Coca-Cola made an announcement that forever placed them in the Top Ten of “Worst Marketing Blunders” when the company announced the introduction of New Coke. They discontinued producing the original Coke formula and New Coke took its place (the formula for Diet Coke was not changed, however).
Robert Goizueta told employees when he became CEO in 1980 “There are no sacred cows in how the company did its business”. The public was not amused, nor impressed. Ads that appeared on the Houston Astrodome scoreboard were booed heavily by the crowd. Cases of Coke were selling on the black market for $30 a case. Even Fidel Castro, who was a big Coke fan, called New Coke “a sign of American capitalistic decadence.” Goizueta’s own father, who had fled Cuba to avoid Castro’s rule, said it was the only time he had agreed with Castro. Bill Cosby discontinued being the Coke spokesman because he said Coke had damaged his credibility.
The backlash was so severe (thousands of phone calls and over 40,000 letters) that it only took three months for Coca Cola to backpedal and re-introduce the original Coke formula under the name of “Coke Classic” on July 10th. It was such big news that ABC’s Brian Jennings interrupted “General Hospital” with the headline.
Within six months, Coke sales increased at more than twice the rate of Pepsi and by the end of the year, New Coke was a mere 3% of the market share. It was eventually discontinued and “Coke Classic” was relabeled just plain “Coke” again.
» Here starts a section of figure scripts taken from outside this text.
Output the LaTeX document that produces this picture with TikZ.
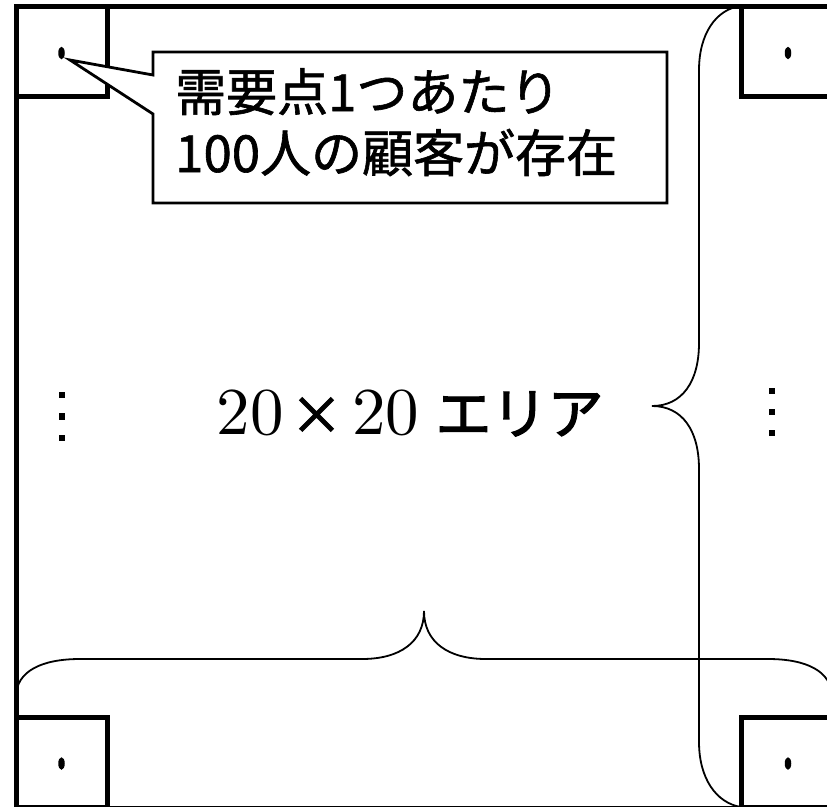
\documentclass[tikz,border=0pt]{standalone}
\usepackage{fontspec}
\usetikzlibrary{shapes.geometric}
\newfontfamily\cjk{Noto Sans CJK JP}[FakeBold=1.2]
\newfontfamily\cjkarea{Noto Sans CJK JP}[FakeBold=2.2]
\newfontfamily\lmten{lmroman10-regular.otf}
\begin{document}
\begin{tikzpicture}[x=1pt,y=-1pt,
  frame/.style={line width=5pt},
  cell/.style={draw,line width=5pt,minimum width=91.5pt,minimum height=90.5pt,inner sep=0pt,outer sep=0pt},
  spot/.style={fill=black,ellipse,minimum width=6.5pt,minimum height=12.5pt,inner sep=0pt},
  bracepath/.style={line width=1.8pt},
  calloutline/.style={line width=2.8pt,line join=miter},
  vdot/.style={fill=black,minimum size=6.5pt,inner sep=0pt},
  notetext/.style={font=\cjk\fontsize{51}{60}\selectfont,anchor=base west,inner sep=0pt},
  bigtext/.style={anchor=base,inner sep=0pt}
]
\useasboundingbox (0,0) rectangle (827,806);
\clip (0,0) rectangle (827,806);
% outer frame
\draw[frame] (16,6) rectangle (834,808);
% corner cells
\node[cell] (tl) at (61.75,51.25) {};
\node[cell] (tr) at (787.25,51.25) {};
\node[cell] (bl) at (61.75,762.25) {};
\node[cell] (br) at (787.25,762.25) {};
\node[spot] (dtl) at (61.5,53) {};
\node[spot] (dtr) at (788,53) {};
\node[spot] (dbl) at (61.5,763.5) {};
\node[spot] (dbr) at (788,763.5) {};
% callout
\coordinate (tip) at (70,60);
\draw[calloutline,fill=white] (153,75) -- (153,52) -- (667,52) -- (667,203) -- (153,203) -- (153,114) -- (tip) -- cycle;
\node[notetext] (l1) at (175,111) {需要点1つあたり};
\node[notetext] (l2) at (175,172) {100人の顧客が存在};
% braces
\draw[bracepath] (16,697) .. controls (16,671) and (42,659) .. (80,659)
  -- (362,659) .. controls (400,659) and (424,642) .. (424,611)
  .. controls (424,642) and (448,659) .. (486,659)
  -- (768,659) .. controls (806,659) and (832,671) .. (832,697);
\draw[bracepath] (741,6) .. controls (716,9) and (699,34) .. (699,70)
  -- (699,343) .. controls (699,382) and (682,406) .. (652,406)
  .. controls (682,406) and (699,430) .. (699,469)
  -- (699,742) .. controls (699,778) and (716,803) .. (741,807);
% vertical ellipses
\foreach \yy in {395,416.5,438} \node[vdot] at (62,\yy) {};
\foreach \yy in {391,412,433} \node[vdot] at (772,\yy) {};
% main label
\node[bigtext,font=\lmten\fontsize{67}{70}\selectfont] (na) at (250,434) {20};
\node[bigtext,font=\cjkarea\fontsize{52}{60}\selectfont] (nx) at (316.5,434) {×};
\node[bigtext,font=\lmten\fontsize{67}{70}\selectfont] (nb) at (385.5,434) {20};
\node[bigtext,font=\cjkarea\fontsize{56}{60}\selectfont] (nc) at (519.5,434) {エリア};
\end{tikzpicture}
\end{document}
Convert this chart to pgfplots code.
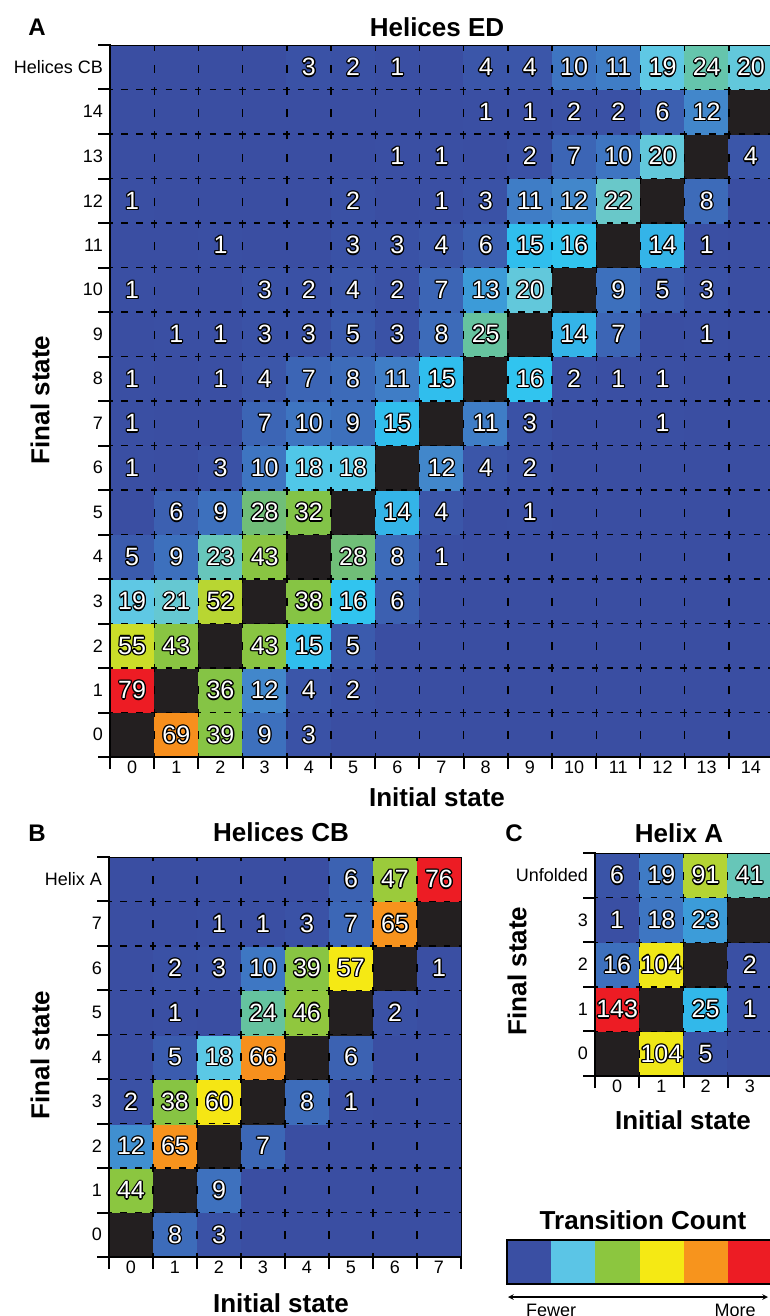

"There is a twist to this story which will please every humanist and will probably keep Harvard professors puzzled for years," said Coke President Donald Keough at a press conference. "The simple fact is that all the time and money and skill poured into consumer research on the new Coca-Cola could not measure or reveal the deep and abiding emotional attachment to original Coca-Cola felt by so many people."